Some of you more than others of us here this morning, having beheld in him the love that never quits, have glimpsed his love…have traced his love back and back and back until the day when before friends and family you promised your future to a beloved. Likely the days and months and years after that day found you loving in fits and starts. Doors still slammed; tears flowed; silence gave way to hard conversations. Yet because in him you glimpsed the God who entered time and space…because in him God’s light shined in the dark corners of lives lived together such that there was light enough for the next step… because in him the love that is shorthand for death and resurrection held an always fragile human love together, even and especially when the days of earthly love draw to a close, you may live in a great trust that death will not be the end of the affair.

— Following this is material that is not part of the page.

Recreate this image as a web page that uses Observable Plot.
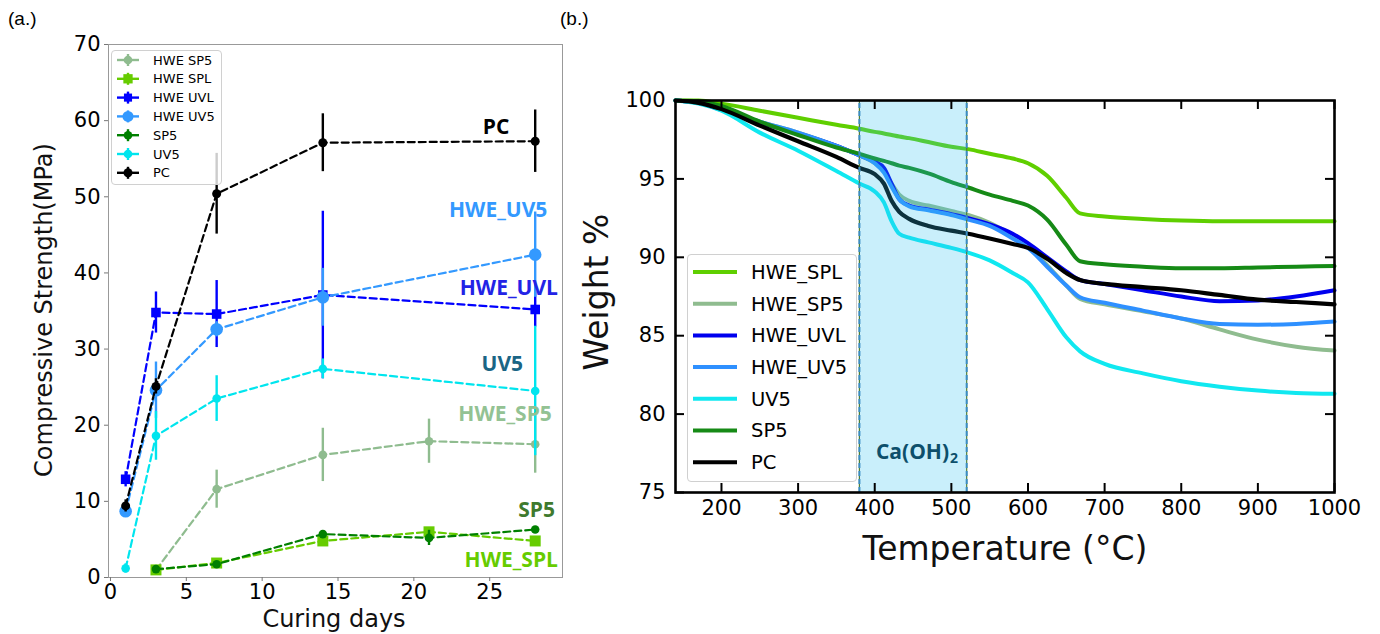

“At every wedding,” writes theologian Frederick Niedner and I would add at every celebration of the union of two human beings who pledge themselves to one another, “we wait for the moment when we witness [the couple] vow…‘til death us do part.’ We think when we hear those words, or even more when we speak them ourselves, that death will come to visit much later, at some far distant boundary of a…union begun today with such promise. But,” he continues “death is already there. It comes to sit with us at the beginning else there is no glory, no gravity to the marriages we make by giving ourselves to each other. We do a weighty thing when we commit to sharing most intimately with one partner the brief and precious life each of us gets on this earth. Few of us see the full truth of this, however, until we reach that inevitable moment we named in our vows.”

Then Nieder goes on to speak of that moment in the marriage of his parents. “It appeared during the dark night in a dining room converted temporarily into a hospice center. My father lay in a bed there, dying, while I spent nights on a couch nearby and kept watch. Several times in that week I awakened to see my mother standing over Dad in the dim light. She hadn’t risen from sleep to perform some ministration. She simply stood for long minutes looking tenderly down at this sleeping man with whom she had shared more than half a century. I closed my eyes and kept still. Children aren’t supposed to watch their parents’ most intimate moments. But I wondered.

“What filled Mom’s mind and heart as she pondered the face, the body, the person with whom she had spent her life? The whole of their life together, I think. The full weight and glory of their marriage now become dear….All that remained was to let it rest in God’s hand.”

Because we have seen God’s hand in the hand that healed the official’s son, that cured the paralytic, that fed the five thousand, gave sight to the blind, raised Lazarus from the dead and turned water into wine, because we have seen God’s hand in him who was handed over to death for us, we may live in a great trust that the end in our every beginning will not finally be death but the love that was from the beginning whose glory we have beheld in the face of Jesus Christ.

Jesus did this, the first of his signs, in Cana of Galilee, and revealed his glory; and his disciples believed in him.